Le Jour Se Leve is another of the series of psychological studies in which French directors specialize. An otherwise excellent theme is marred by some basic errors of psychology which a more careful study of the human character would have avoided.
Directed by Marcel Carne and bringing together several of the big names of the French cinema – Jean Gabin, Jules Berry and Arletty – the tale is a cutback pictured in Gabin’s mind of Berry. The police come to arrest him, but he locks himself in his apartment determined to resist. They finally close in on him at daybreak. While barricaded in his apartment, Gabin reviews the events leading to his rival’s violent death.

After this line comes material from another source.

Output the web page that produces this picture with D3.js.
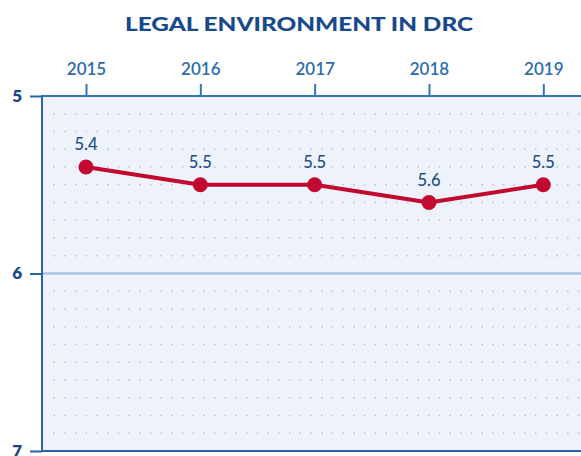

The story is excellently conceived and planned. Gabin is an honest, hard-working laborer who commits a crime which is morally acceptable but which might have been avoided if the girl had made a simple explanation. Jacqueline Laurent is miscast as Francoise. A girl with a more sophisticated appearance would have fitted into the role better, as she has something of the coquette beneath the veneer of sentimentality and sweetness.
The action is slow and serves to emphasize Gabin’s slow comprehension of the situation. The story is intelligently broken up by returning to the besieged apartment on several occasions.
Arletty and Berry are at their best. As a woman of the world, without illusions and thankful for the interlude in which she was his mistress, Arletty does a realistic piece of acting. Berry gives one of his best performances.
Photography is excellent with numerous angle shots of more than passing interest. The score is appropriate and serves to emphasize the long, tense siege against the police.